# [PROBLEM REQUIREMENTS]
Reproduce word for word the lines from the beginning of the entries to the line with "ax.plot(xl, inter +", both included, but none of the pictures.

(Records with drawing code)
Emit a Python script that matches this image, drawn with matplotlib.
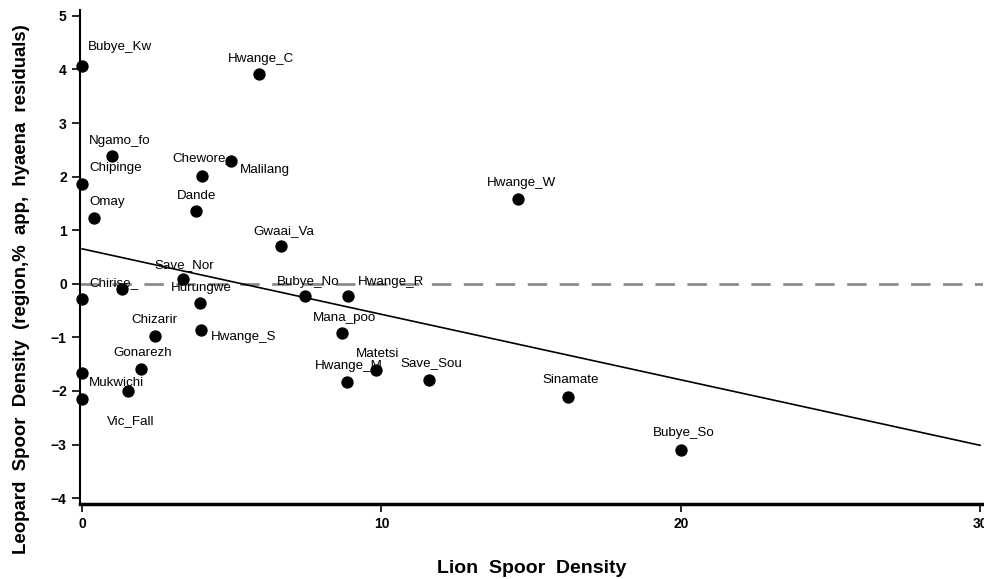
import matplotlib
matplotlib.use("Agg")
import matplotlib.pyplot as plt
import numpy as np

# Densidad de huellas: leon (x) vs residuales de leopardo (y)
sitios = ["Bubye_Kw", "Hwange_C", "Ngamo_fo", "Chipinge", "Chewore_", "Malilang",
          "Omay", "Dande", "Gwaai_Va", "Hwange_W", "Save_Nor", "Chirise_", "",
          "Hurungwe", "Hwange_S", "Chizarir", "Gonarezh", "", "Vic_Fall", "Mukwichi",
          "Bubye_No", "Hwange_R", "Mana_poo", "Matetsi", "Hwange_M", "Save_Sou",
          "Sinamate", "Bubye_So"]
leon = [0.0, 5.91, 1.0, 0.0, 4.0, 4.98,
        0.40, 3.81, 6.65, 14.57, 3.37, 1.34, 0.0,
        3.94, 3.97, 2.43, 1.98, 0.0, 1.54, 0.0,
        7.45, 8.89, 8.69, 9.82, 8.85, 11.59,
        16.24, 20.0]
leopardo = [4.06, 3.91, 2.39, 1.87, 2.02, 2.30,
            1.23, 1.35, 0.71, 1.59, 0.09, -0.09, -0.28,
            -0.35, -0.87, -0.98, -1.59, -1.66, -2.0, -2.15,
            -0.22, -0.22, -0.91, -1.61, -1.83, -1.79,
            -2.11, -3.10]
# posicion de cada etiqueta respecto al punto (pixeles)
desp = [(6, 19), (-31, 15), (-23, 15), (7, 16), (-29, 17), (9, -9),
        (-5, 16), (-19, 15), (-28, 15), (-31, 16), (-29, 14), (-33, 6), (0, 0),
        (-29, 15), (10, -7), (-23, 16), (-28, 16), (0, 0), (-21, -30), (7, 16),
        (-28, 14), (10, 14), (-29, 15), (-20, 16), (-32, 16), (-29, 17),
        (-26, 17), (-28, 17)]

x = np.array(leon)
y = np.array(leopardo)
pend, inter = np.polyfit(x, y, 1)

fuente = ["Liberation Sans", "DejaVu Sans"]

fig = plt.figure(figsize=(9.84, 5.79), dpi=100)
ax = fig.add_axes([80 / 984, 75 / 579, 903 / 984, 494 / 579])

ax.axhline(0, color="#8c8c8c", lw=2, dashes=(7, 4.5), zorder=1)
xl = np.array([0, 30])
ax.plot(xl, inter + pend * xl, color="black", lw=1.2, zorder=2)

for nom, xi, yi, (dx, dy) in zip(sitios, leon, leopardo, desp):
    if nom:
        ax.annotate(nom, (xi, yi), xytext=(dx, dy), textcoords="offset pixels",
                    ha="left", va="center", fontsize=9.6, family=fuente, zorder=3)

ax.scatter(x, y, s=62, color="black", zorder=4, clip_on=False)

ax.set_xlim(-0.07, 30.1)
ax.set_ylim(-4.11, 5.11)
ax.set_xticks([0, 10, 20, 30])
ax.set_yticks(range(-4, 6))
ax.spines["top"].set_visible(False)
ax.spines["right"].set_visible(False)
ax.spines["left"].set_linewidth(1.5)
ax.spines["bottom"].set_linewidth(2.5)
ax.tick_params(axis="both", direction="out", length=6, width=1.2, labelsize=10)
for t in ax.get_xticklabels() + ax.get_yticklabels():
    t.set_fontweight("bold")
    t.set_family(fuente)

ax.set_xlabel("Lion  Spoor  Density", fontsize=14, fontweight="bold",
              family=fuente)
ax.xaxis.set_label_coords(0.5, -56 / 494)
ax.set_ylabel("Leopard  Spoor  Density  (region,%  app,  hyaena  residuals)",
              fontsize=13.4, fontweight="bold", family=fuente)
ax.yaxis.set_label_coords(-50 / 903, 0.435)

fig.savefig("out.png", dpi=100)
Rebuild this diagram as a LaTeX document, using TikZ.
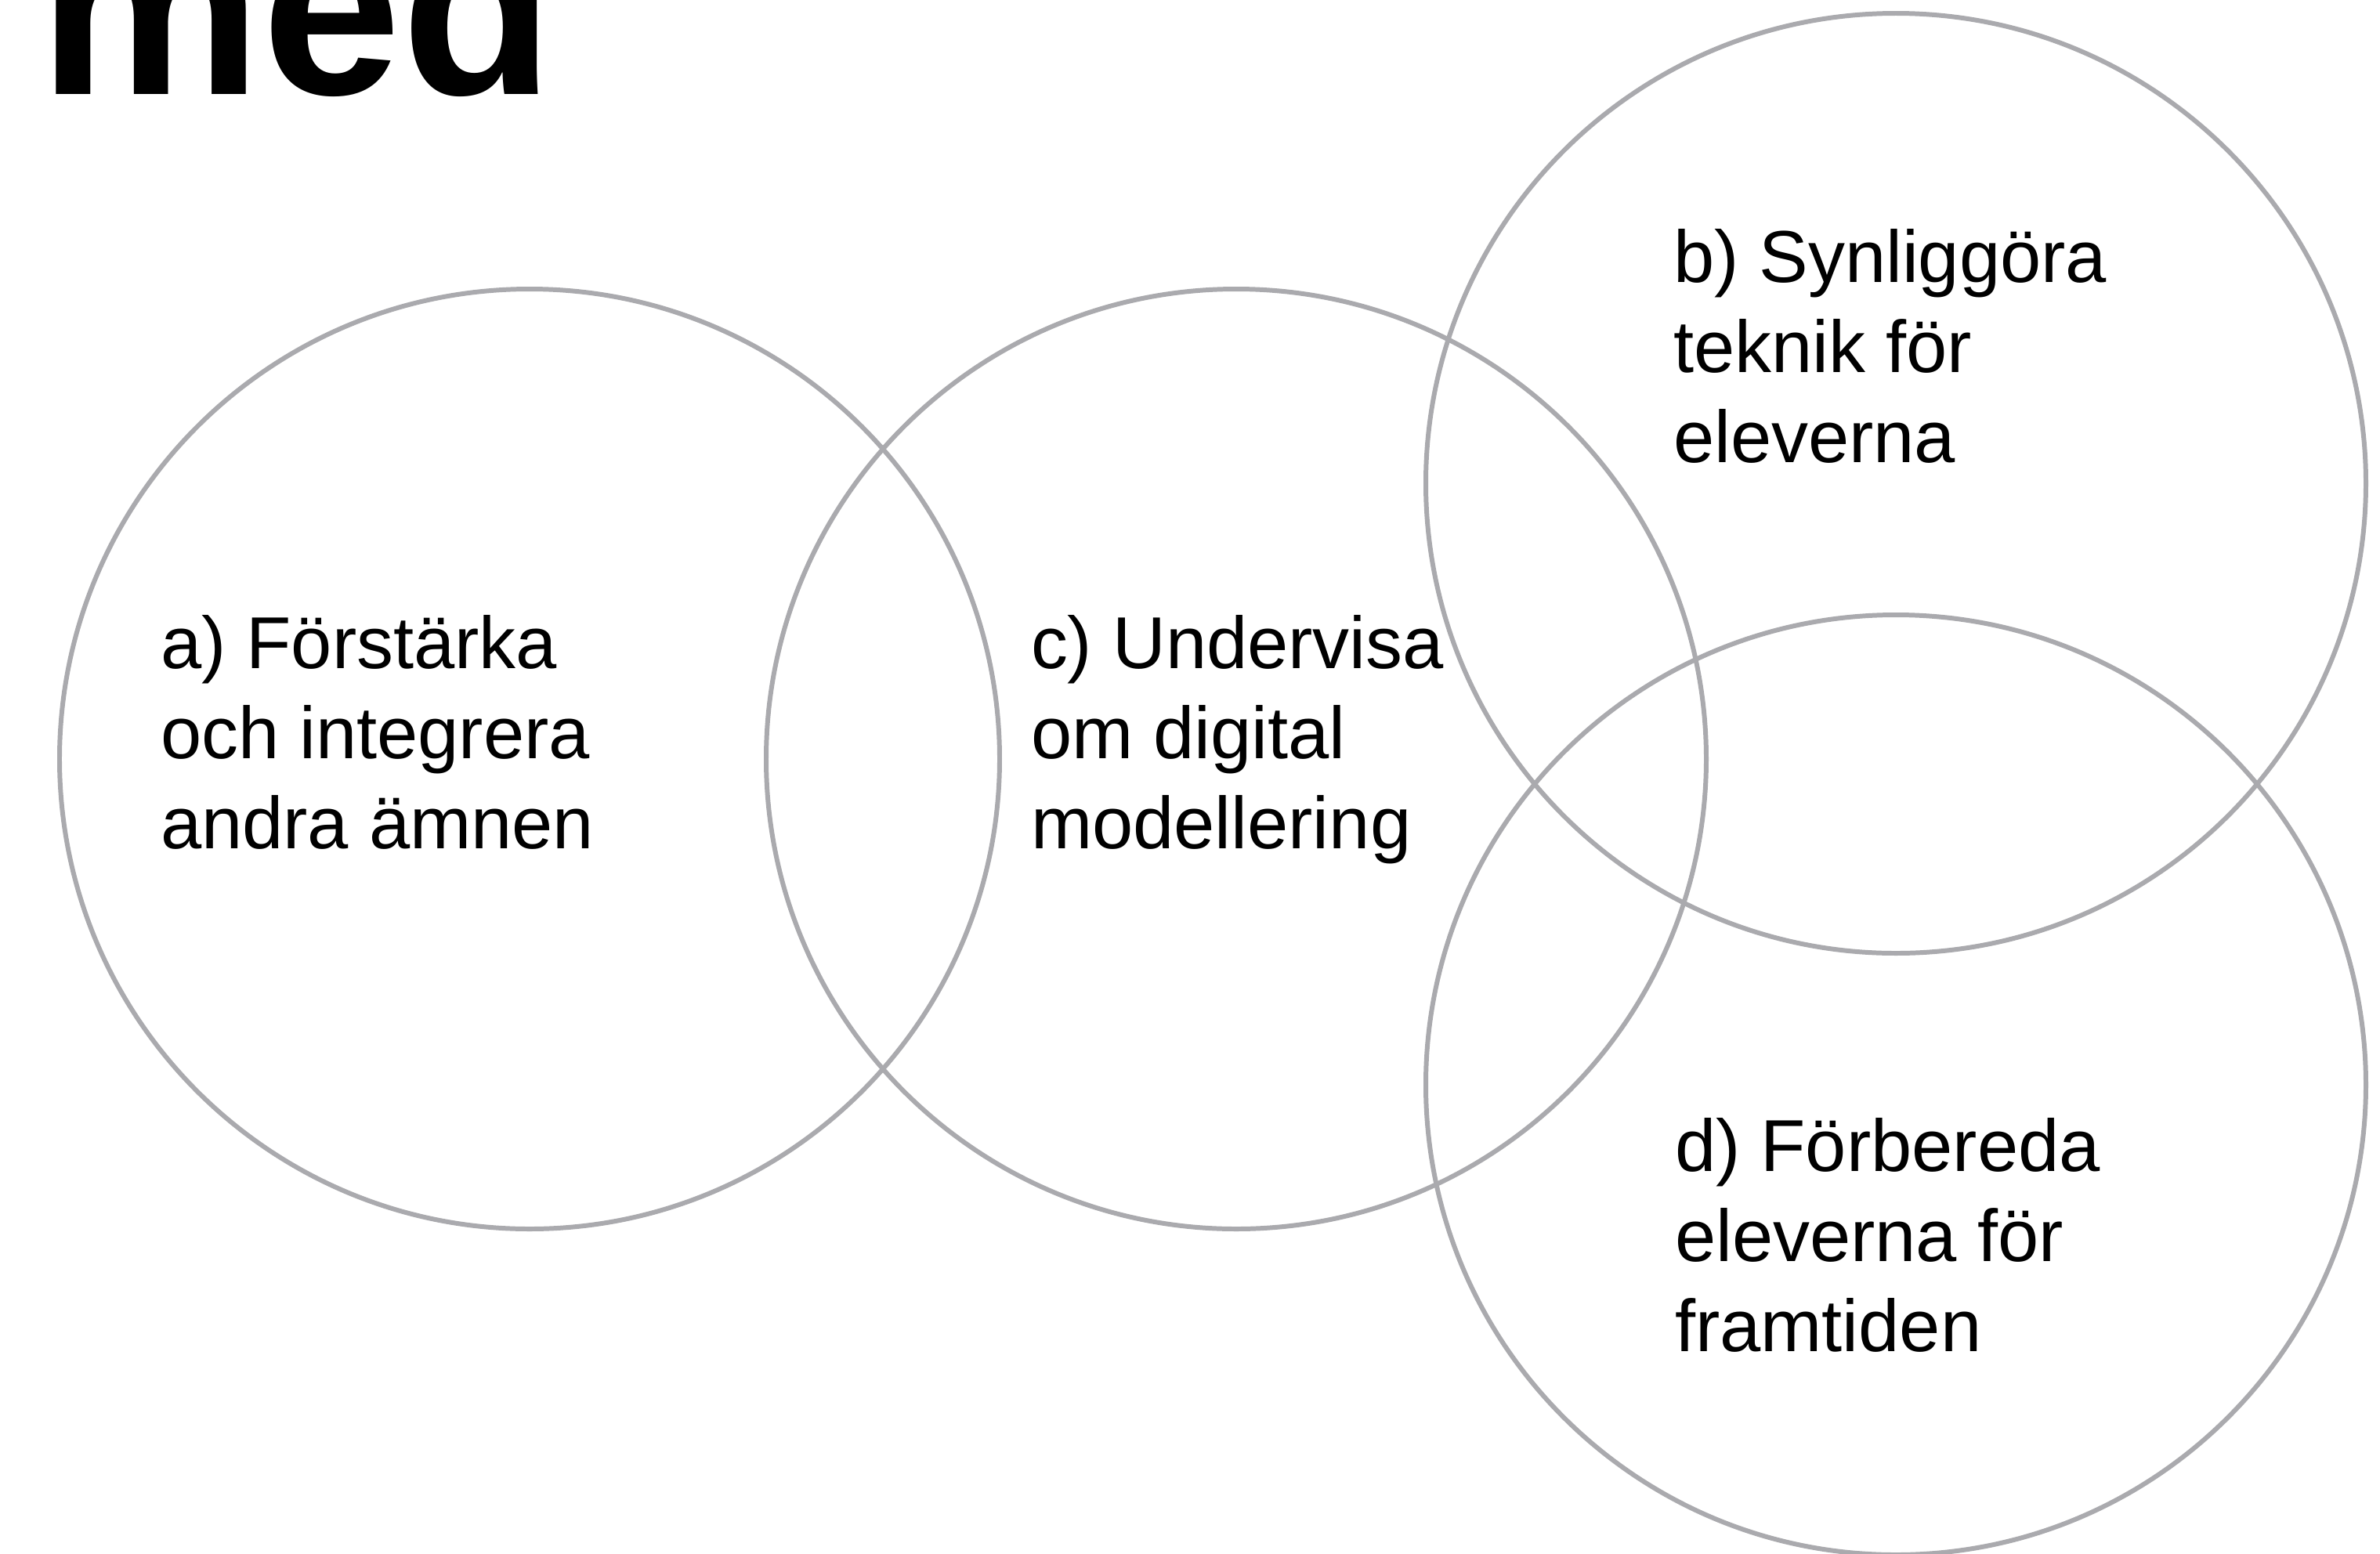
\documentclass[tikz,border=0pt]{standalone}
\usepackage{fontspec}
\setmainfont{Liberation Sans}
\definecolor{ringgray}{RGB}{170,170,174}
\begin{document}
\begin{tikzpicture}[x=0.01cm,y=-0.01cm,
  ring/.style={draw=ringgray,line width=1.7pt},
  label/.style={anchor=base west,inner sep=0pt,outer sep=0pt,align=left,
    font=\fontsize{26.7pt}{32.7pt}\selectfont},
  title/.style={anchor=base west,inner sep=0pt,outer sep=0pt,
    font=\fontsize{91pt}{100pt}\selectfont\bfseries}]
\useasboundingbox (0,0) rectangle (3038,1984);
\clip (0,0) rectangle (3038,1984);
\fill[white] (0,0) rectangle (3038,1984);
\node[title] (med) at (50,120) {med};
\draw[ring] (676,969) circle (600);
\draw[ring] (1578,969) circle (600);
\draw[ring] (2420,617) circle (600);
\draw[ring] (2420,1385) circle (600);
\node[label] (ta) at (205,1083) {a) Förstärka\\och integrera\\andra ämnen};
\node[label] (tc) at (1316,1083) {c) Undervisa\\om digital\\modellering};
\node[label] (tb) at (2136,590) {b) Synliggöra\\teknik för\\eleverna};
\node[label] (td) at (2138,1725) {d) Förbereda\\eleverna för\\framtiden};
\end{tikzpicture}
\end{document}
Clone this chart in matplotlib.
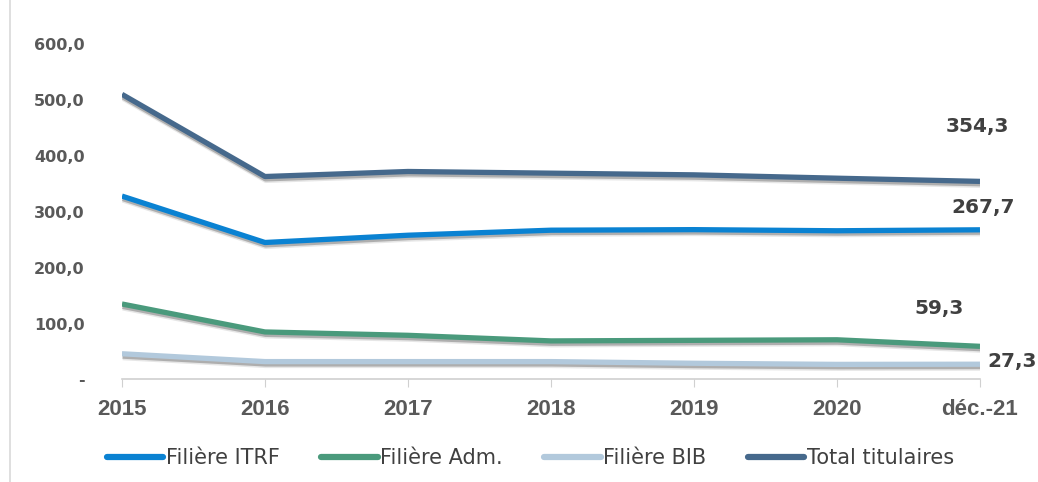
import numpy as np
import matplotlib.pyplot as plt
import matplotlib.patheffects as pe
from matplotlib.lines import Line2D
from matplotlib.ticker import FuncFormatter

plt.rcParams['font.family'] = ['Liberation Sans', 'DejaVu Sans']

# Data read off the chart
years = ['2015', '2016', '2017', '2018', '2019', '2020', 'déc.-21']
itrf = [328, 245, 258, 267, 268, 266, 267.7]
adm = [135, 85, 79, 69, 70, 71, 59.3]
bib = [46, 32, 32, 32, 29, 27, 27.3]
total = [510, 363, 372, 369, 366, 360, 354.3]

names = ['Filière ITRF', 'Filière Adm.', 'Filière BIB', 'Total titulaires']
colors = ['#0A82D2', '#4A9A7C', '#B2C9DC', '#46698C']

fig = plt.figure(figsize=(10.38, 4.82), dpi=100)
ax = fig.add_axes([0.1175, 0.2127, 0.8266, 0.696])
x = np.arange(len(years))

# soft drop shadow under each line
shadow = [pe.SimpleLineShadow(offset=(0.6, -2.8), shadow_color='#777777', alpha=0.18),
          pe.SimpleLineShadow(offset=(0.4, -1.7), shadow_color='#555555', alpha=0.38),
          pe.Normal()]
for vals, name, c in zip([itrf, adm, bib, total], names, colors):
    ax.plot(x, vals, color=c, lw=3.8, solid_capstyle='butt', path_effects=shadow)

# end labels
lab_style = dict(fontsize=14.5, fontweight='bold', color='#404040',
                 family='DejaVu Sans', textcoords='offset points',
                 ha='center', va='center')
ax.annotate('354,3', (x[-1], total[-1]), xytext=(-1.5, 39.5), **lab_style)
ax.annotate('267,7', (x[-1], itrf[-1]), xytext=(2, 16), **lab_style)
ax.annotate('59,3', (x[-1], adm[-1]), xytext=(-29.5, 27), **lab_style)
ax.annotate('27,3', (x[-1], bib[-1]), xytext=(23, 2), **lab_style)

ax.set_xlim(0, len(years) - 1)
ax.set_ylim(0, 600)
ax.set_yticks(np.arange(0, 601, 100))
ax.yaxis.set_major_formatter(FuncFormatter(
    lambda v, p: '-' if v == 0 else f'{v:.1f}'.replace('.', ',')))
ax.set_xticks(x)
ax.set_xticklabels(years, fontsize=16, fontweight='bold', color='#595959')
for t in ax.get_yticklabels():
    t.set_fontsize(11.5)
    t.set_fontweight('bold')
    t.set_family('DejaVu Sans')
    t.set_color('#595959')
ax.tick_params(axis='y', length=0, pad=27)
ax.tick_params(axis='x', length=6, color='#D0D0D0', pad=8)
for s in ['top', 'right', 'left']:
    ax.spines[s].set_visible(False)
ax.spines['bottom'].set_color('#D0D0D0')
ax.spines['bottom'].set_linewidth(1.2)

handles = [Line2D([], [], color=c, lw=4.5, solid_capstyle='round') for c in colors]
fig.legend(handles, names, loc='center', bbox_to_anchor=(0.511, 0.05), ncol=4,
           frameon=False, handlelength=2.7, handletextpad=0.12, columnspacing=2.0,
           labelcolor='#404040', prop={'family': 'DejaVu Sans', 'size': 15})

# chart border on the left
fig.add_artist(Line2D([0.01, 0.01], [0.0, 1.0], color='#D9D9D9', lw=1.2))

fig.savefig('out.png', dpi=100)
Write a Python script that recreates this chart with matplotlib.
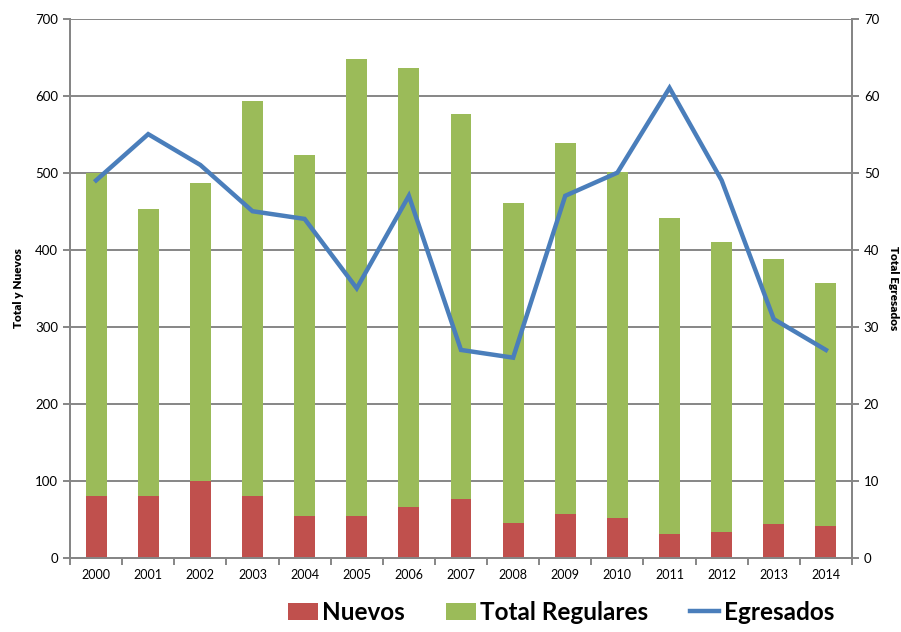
import numpy as np
import matplotlib.pyplot as plt

years = ["2000", "2001", "2002", "2003", "2004", "2005", "2006", "2007",
         "2008", "2009", "2010", "2011", "2012", "2013", "2014"]
total_regulares = [500, 453, 486, 593, 523, 648, 636, 576, 461, 538, 501, 441, 410, 388, 357]
nuevos = [80, 80, 100, 81, 54, 55, 66, 76, 45, 57, 52, 31, 34, 44, 41]
egresados = [49, 55, 51, 45, 44, 35, 47, 27, 26, 47, 50, 61, 49, 31, 27]

GRAY = "#868686"
plt.rcParams['font.family'] = ['Lato', 'DejaVu Sans']


def main():
    fig = plt.figure(figsize=(9.01, 6.32), dpi=100)
    ax = fig.add_axes([0.0777, 0.117, 0.8679, 0.8537])
    ax2 = ax.twinx()

    x = np.arange(len(years))
    w = 0.4
    b1 = ax.bar(x, total_regulares, w, color="#9BBB59", label="Total Regulares", zorder=2)
    b2 = ax.bar(x, nuevos, w, color="#C0504D", label="Nuevos", zorder=3)
    l1, = ax2.plot(x, egresados, color="#4A7EBB", lw=3.2, label="Egresados",
                   solid_joinstyle="miter")

    ax.set_xlim(-0.5, len(years) - 0.5)
    ax.set_ylim(0, 700)
    ax.set_yticks(range(0, 701, 100))
    ax2.set_ylim(0, 70)
    ax2.set_yticks(range(0, 71, 10))

    ax.yaxis.grid(True, color=GRAY, lw=1.4, zorder=0)
    ax.set_axisbelow(True)

    ax.set_xticks(x)
    ax.set_xticklabels(years)
    ax.set_xticks(np.arange(-0.5, len(years), 1), minor=True)
    ax.tick_params(axis="x", which="major", length=0, labelsize=9, pad=8)
    ax.tick_params(axis="x", which="minor", length=5, width=1.4, color=GRAY)
    ax.tick_params(axis="y", length=5, width=1.4, color=GRAY, labelsize=9.5)
    ax2.tick_params(axis="y", length=5, width=1.4, color=GRAY, labelsize=9.5)

    for a in (ax, ax2):
        a.spines["top"].set_visible(False)
        for s in ("left", "right", "bottom"):
            a.spines[s].set_color(GRAY)
            a.spines[s].set_linewidth(1.4)

    ax.set_ylabel("Total y Nuevos", fontsize=8.5, fontweight="heavy", labelpad=8)
    ax2.set_ylabel("Total Egresados", fontsize=8.5, fontweight="heavy",
                   rotation=270, labelpad=14)

    fig.legend([b2, b1, l1], ["Nuevos", "Total Regulares", "Egresados"],
               loc="lower center", bbox_to_anchor=(0.623, -0.006), ncol=3,
               frameon=False, prop={"size": 17.5, "weight": "bold"},
               handlelength=1.2, handleheight=0.7, handletextpad=0.2,
               columnspacing=1.7, borderpad=0)

    fig.savefig("out.png", dpi=100)


if __name__ == "__main__":
    main()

# [WRITTEN SOLUTION]
Emit a Python script that matches this image, drawn with matplotlib.
import matplotlib
matplotlib.use("Agg")
import matplotlib.pyplot as plt
import numpy as np

# Densidad de huellas: leon (x) vs residuales de leopardo (y)
sitios = ["Bubye_Kw", "Hwange_C", "Ngamo_fo", "Chipinge", "Chewore_", "Malilang",
          "Omay", "Dande", "Gwaai_Va", "Hwange_W", "Save_Nor", "Chirise_", "",
          "Hurungwe", "Hwange_S", "Chizarir", "Gonarezh", "", "Vic_Fall", "Mukwichi",
          "Bubye_No", "Hwange_R", "Mana_poo", "Matetsi", "Hwange_M", "Save_Sou",
          "Sinamate", "Bubye_So"]
leon = [0.0, 5.91, 1.0, 0.0, 4.0, 4.98,
        0.40, 3.81, 6.65, 14.57, 3.37, 1.34, 0.0,
        3.94, 3.97, 2.43, 1.98, 0.0, 1.54, 0.0,
        7.45, 8.89, 8.69, 9.82, 8.85, 11.59,
        16.24, 20.0]
leopardo = [4.06, 3.91, 2.39, 1.87, 2.02, 2.30,
            1.23, 1.35, 0.71, 1.59, 0.09, -0.09, -0.28,
            -0.35, -0.87, -0.98, -1.59, -1.66, -2.0, -2.15,
            -0.22, -0.22, -0.91, -1.61, -1.83, -1.79,
            -2.11, -3.10]
# posicion de cada etiqueta respecto al punto (pixeles)
desp = [(6, 19), (-31, 15), (-23, 15), (7, 16), (-29, 17), (9, -9),
        (-5, 16), (-19, 15), (-28, 15), (-31, 16), (-29, 14), (-33, 6), (0, 0),
        (-29, 15), (10, -7), (-23, 16), (-28, 16), (0, 0), (-21, -30), (7, 16),
        (-28, 14), (10, 14), (-29, 15), (-20, 16), (-32, 16), (-29, 17),
        (-26, 17), (-28, 17)]

x = np.array(leon)
y = np.array(leopardo)
pend, inter = np.polyfit(x, y, 1)

fuente = ["Liberation Sans", "DejaVu Sans"]

fig = plt.figure(figsize=(9.84, 5.79), dpi=100)
ax = fig.add_axes([80 / 984, 75 / 579, 903 / 984, 494 / 579])

ax.axhline(0, color="#8c8c8c", lw=2, dashes=(7, 4.5), zorder=1)
xl = np.array([0, 30])
ax.plot(xl, inter + pend * xl, color="black", lw=1.2, zorder=2)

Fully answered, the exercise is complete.